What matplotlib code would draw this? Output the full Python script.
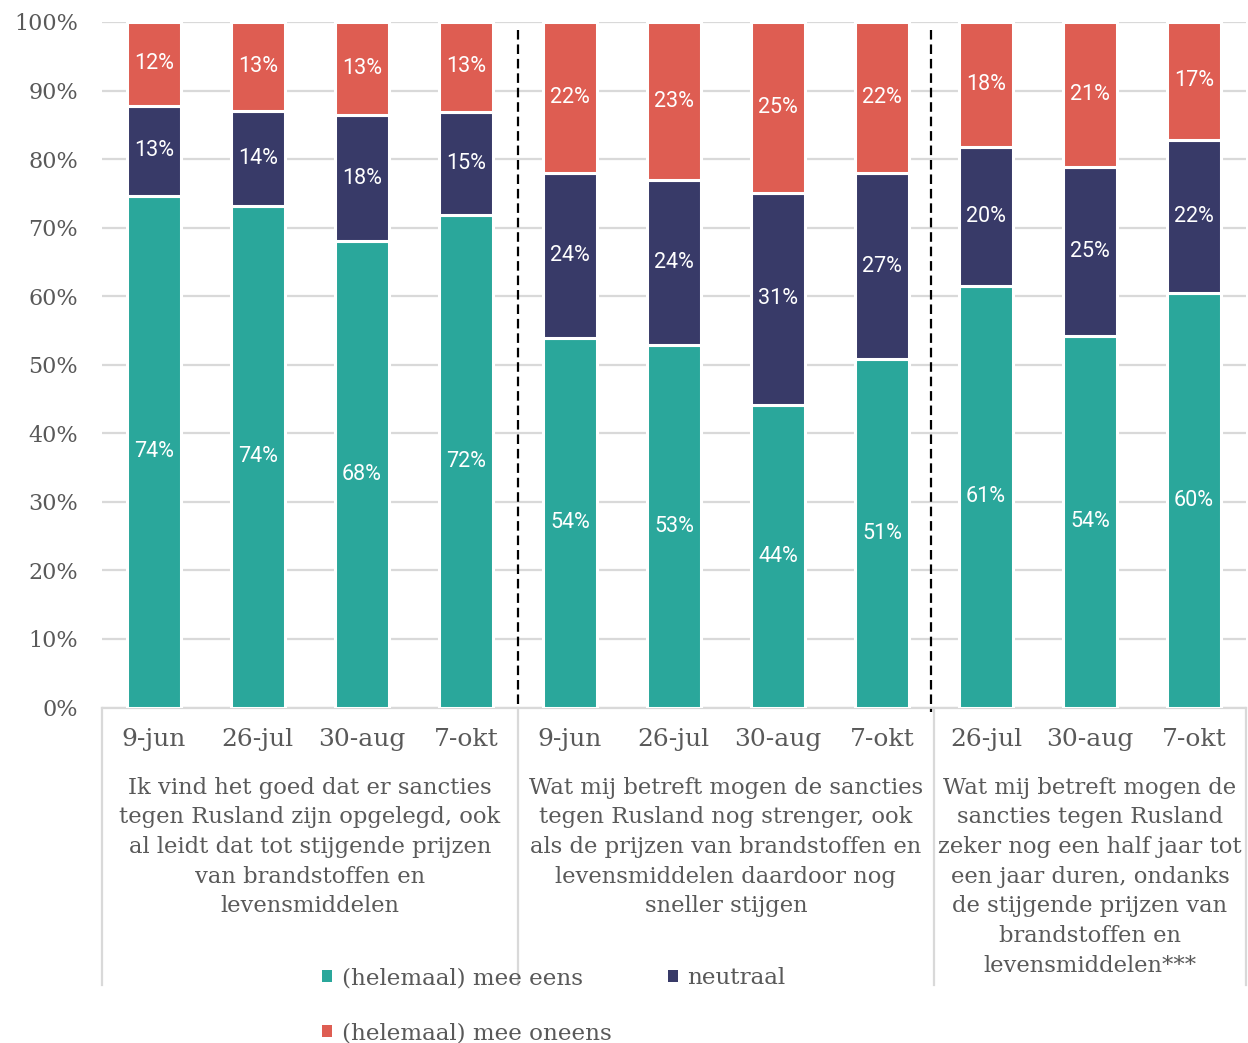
import matplotlib
matplotlib.use('Agg')
import matplotlib.pyplot as plt
from matplotlib.patches import Patch
from matplotlib.ticker import MultipleLocator, FuncFormatter
import numpy as np

plt.rcParams['font.family'] = ['DejaVu Serif']

# ---------------- data ----------------
dates = ['9-jun', '26-jul', '30-aug', '7-okt',
         '9-jun', '26-jul', '30-aug', '7-okt',
         '26-jul', '30-aug', '7-okt']
group_sizes = [4, 4, 3]
group_titles = [
    "Ik vind het goed dat er sancties\ntegen Rusland zijn opgelegd, ook\nal leidt dat tot stijgende prijzen\nvan brandstoffen en\nlevensmiddelen",
    "Wat mij betreft mogen de sancties\ntegen Rusland nog strenger, ook\nals de prijzen van brandstoffen en\nlevensmiddelen daardoor nog\nsneller stijgen",
    "Wat mij betreft mogen de\nsancties tegen Rusland\nzeker nog een half jaar tot\neen jaar duren, ondanks\nde stijgende prijzen van\nbrandstoffen en\nlevensmiddelen***",
]
series_names = ['(helemaal) mee eens', 'neutraal', '(helemaal) mee oneens']

eens = [74.6, 73.2, 68.0, 71.9, 53.9, 52.9, 44.2, 50.9, 61.5, 54.2, 60.5]
neutraal = [13.2, 13.8, 18.4, 15.0, 24.0, 24.0, 30.8, 27.0, 20.2, 24.6, 22.3]
oneens = [12.2, 13.0, 13.6, 13.1, 22.1, 23.1, 25.0, 22.1, 18.3, 21.2, 17.2]

lab_eens = ['74%', '74%', '68%', '72%', '54%', '53%', '44%', '51%', '61%', '54%', '60%']
lab_neutraal = ['13%', '14%', '18%', '15%', '24%', '24%', '31%', '27%', '20%', '25%', '22%']
lab_oneens = ['12%', '13%', '13%', '13%', '22%', '23%', '25%', '22%', '18%', '21%', '17%']

# ---------------- style ----------------
c_teal = '#2AA79B'
c_navy = '#383A68'
c_red = '#DE5D52'
c_grid = '#D9D9D9'
c_text = '#595959'

W, H = 1248, 1043
fig = plt.figure(figsize=(W / 100, H / 100), dpi=100)
ax = fig.add_axes([101.7 / W, 1 - 707.5 / H, (1246 - 101.7) / W, 685.5 / H])

x = np.arange(len(dates))
eens_a = np.array(eens)
neu_a = np.array(neutraal)
one_a = np.array(oneens)

kw = dict(width=0.52, edgecolor='white', linewidth=2.2, zorder=3)
b1 = ax.bar(x, eens_a, color=c_teal, **kw)
b2 = ax.bar(x, neu_a, bottom=eens_a, color=c_navy, **kw)
b3 = ax.bar(x, one_a, bottom=eens_a + neu_a, color=c_red, **kw)

for cont, labs in [(b1, lab_eens), (b2, lab_neutraal), (b3, lab_oneens)]:
    ax.bar_label(cont, labels=labs, label_type='center', color='white',
                 fontsize=15.5, family=['Roboto', 'DejaVu Sans'], zorder=5)

ax.set_xlim(-0.5, len(dates) - 0.5)
ax.set_ylim(0, 100)
ax.yaxis.set_major_locator(MultipleLocator(10))
ax.yaxis.set_major_formatter(FuncFormatter(lambda v, p: f"{v:.0f}%"))
ax.set_xticks(x)
ax.set_xticklabels(dates)
ax.grid(axis='y', color=c_grid, linewidth=1.6, zorder=0)
ax.set_axisbelow(True)
for s in ['top', 'right', 'left']:
    ax.spines[s].set_visible(False)
ax.spines['bottom'].set_color(c_grid)
ax.spines['bottom'].set_linewidth(1.6)
ax.tick_params(axis='both', length=0, colors=c_text)
ax.tick_params(axis='y', pad=17, labelsize=16)
ax.tick_params(axis='x', pad=15, labelsize=18)

# group boundaries
bounds = np.concatenate([[0], np.cumsum(group_sizes)]) - 0.5
for i, xb in enumerate(bounds):
    ax.plot([xb, xb], [0, -0.405], transform=ax.get_xaxis_transform(),
            color=c_grid, lw=1.6, clip_on=False, zorder=1)

# dashed separators inside the plot
for xb, ybot in [(bounds[1], 0.0), (bounds[2] - 0.03, -0.7)]:
    ax.plot([xb, xb], [98.8, ybot], color='black', lw=1.6, dashes=(4.3, 2.2),
            clip_on=False, zorder=6)

# group titles
for i, t in enumerate(group_titles):
    c = (bounds[i] + bounds[i + 1]) / 2
    ax.text(c, -0.101, t, transform=ax.get_xaxis_transform(), ha='center',
            va='top', fontsize=16.3, color=c_text, linespacing=1.45)

# legend (Excel fills row-wise)
handles = [Patch(facecolor=c_teal), Patch(facecolor=c_red), Patch(facecolor=c_navy)]
labels = [series_names[0], series_names[2], series_names[1]]
leg = fig.legend(handles, labels, ncol=2, loc='upper left',
                 bbox_to_anchor=(322 / W, 1 - 967 / H), frameon=False,
                 fontsize=16.6, handlelength=0.45, handleheight=0.45,
                 handletextpad=0.4, columnspacing=2.45, labelspacing=1.45,
                 borderpad=0, borderaxespad=0)
for t in leg.get_texts():
    t.set_color(c_text)

fig.savefig('out.png', dpi=100)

Given instruction
Copy nothing but the lines from the top of the data down to the line containing "plt.rcParams['font.family'] = ['DejaVu", and leave the pictures out.

Answer to the exercise
What matplotlib code would draw this? Output the full Python script.
import matplotlib
matplotlib.use('Agg')
import matplotlib.pyplot as plt
from matplotlib.patches import Patch
from matplotlib.ticker import MultipleLocator, FuncFormatter
import numpy as np

plt.rcParams['font.family'] = ['DejaVu Serif']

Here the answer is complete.